Just downstream from the dam, the Caney Fork, left in pretty pitiful shape from the massive 92-foot tall Great Falls Dam, flows along a ridge a couple hundred feet high. On the other side of the ridge flows the swollen Collins River before it joins Caney Fork on the other side of the dam. When the dam was built, the engineers had no idea that the ridge separating the Collins and Caney Fork Rivers was mostly hollow. When the waters began to back up and rise upon completion of the dam, water from the Collins River began spilling into cave openings in the ridge and pouring through the other side into the Caney Fork River. The result was Twin Falls, which is now the centerpiece for Rock Island State Park.
Twin Falls bursts from the side of the mountain down to the river below in one of the most unique scenes you’ll ever encounter.
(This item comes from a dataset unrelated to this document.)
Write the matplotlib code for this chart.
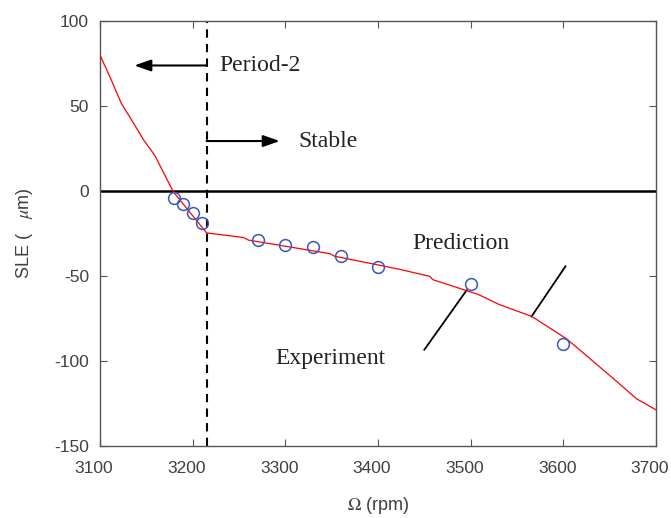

If you go in the middle of summer when the foliage is at its thickest, you feel like you’re in a tropical jungle despite the fact that massive power lines and industrial footprints lay just a few thousand feet upstream.
If you’re coming from Burgess Falls, simply continue on TN highway 135 for 3.3 miles and turn right onto TN highway 136. Drive about 15.5 miles and turn right onto Powerhouse Road. Follow that road, which gets narrow in places, to the parking area. If you’re coming from any other direction, use your GPS.
The parking area places you within sight of Twin Falls, and this view is already pretty great. You can take the wide, level trail downstream for as far as you want in order to get a front and center view of the falls. There are several places along the trail to hop down into the old riverbed, but it’s not maintained by the park service and I don’t know what kind of condition that part of the riverbed is in.